There are a number of issues that both New York residents who are going to apply for a semiautomatic rifle license and law enforcement officials considering such applications will have to consider:
- The standards for the grant of a semiautomatic rifle license under the new statute are ambiguous. Among other things, the statute requires applicants to show the “essential character, temperament, and judgment necessary to be entrusted with such a weapon.” This language appears to be quite subjective and leaves a great deal of discretion to the officials reviewing the applications. It will likely require litigation resulting from denied applications to determine the exact scope of what these terms mean, and the broad discretion the law imparts to licensing officials will certainly invite additional constitutional challenges.
- It appears that the statute requires that a semiautomatic rifle license must be produced on demand to a peace officer or police officer, even though the license is only for the purchase or acquisition of a semiautomatic rifle, not to carry one in public. It would seem purposeless to require the owner of a semiautomatic rifle to produce his or her license when he or she is not in physical possession of the firearm outside the home. This may be a drafting oversight.
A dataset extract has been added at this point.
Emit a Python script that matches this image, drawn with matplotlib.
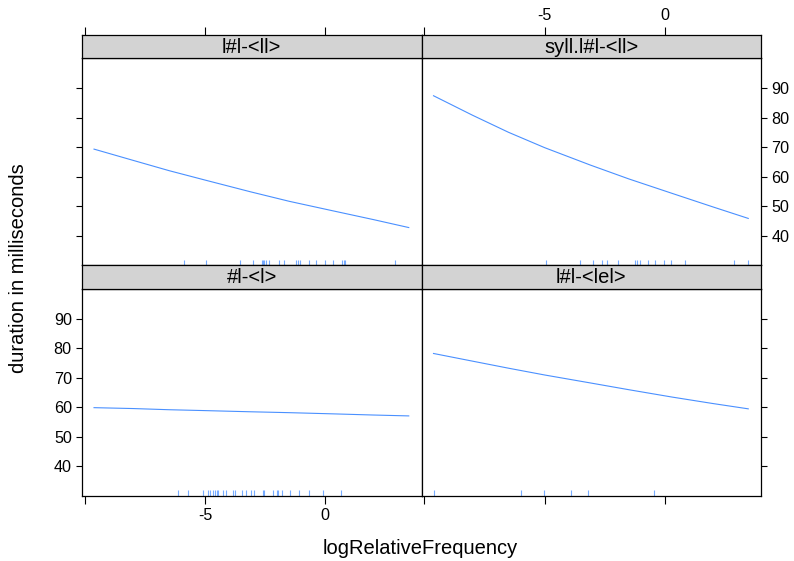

- The licensing category is astonishingly broad in comparison to prior law, covering all semiautomatic rifles without regard to capacity or caliber. For example, the rule appears to cover the low-capacity hunting rifles, low powered target rifles, and antiques that were deliberately excluded from the provisions of the 2013 SAFE Act. Consequently, the new provisions have created a large new category of firearms in a regulatory twilight zone. These rifles were deemed to be insufficiently dangerous to be covered by the SAFE Act restricting assault weapons, yet are now covered by the new heavy burden of obtaining a license under the new statute. As the legislature presumably was aware in 2013 when it passed the SAFE Act, the use of such rifles by criminals is vanishingly rare. Given the Supreme Court’s Second Amendment jurisprudence, it is possible that the application of licensure requirements to such weapons, given their lack of utility for criminal activity, is unconstitutional.
- The statute did not include any additional funding for extra staff that will be required to perform the additional new background checks. Given the substantial increase in the number of background checks that the new licensure requirement will entail, it is likely that there will be substantial, perhaps years long, delays even for fully qualified applicants in obtaining such licenses.
- The new licensing requirement appears to exclude semi-automatic shotguns, which are commonly used in sports such as skeet shooting (clay pigeons) and for hunting waterfowl. At short ranges (that is, within fifty yards) such firearms have greater firepower than many of the semiautomatic rifles covered by the new licensing requirement. It is unclear if the omission from the statute was intentional. If it was not, then competitors and hunters who wish to acquire a new semiautomatic shotgun without the difficulties of obtaining a license should consider acquiring one before the legislature further amends the statute to require one.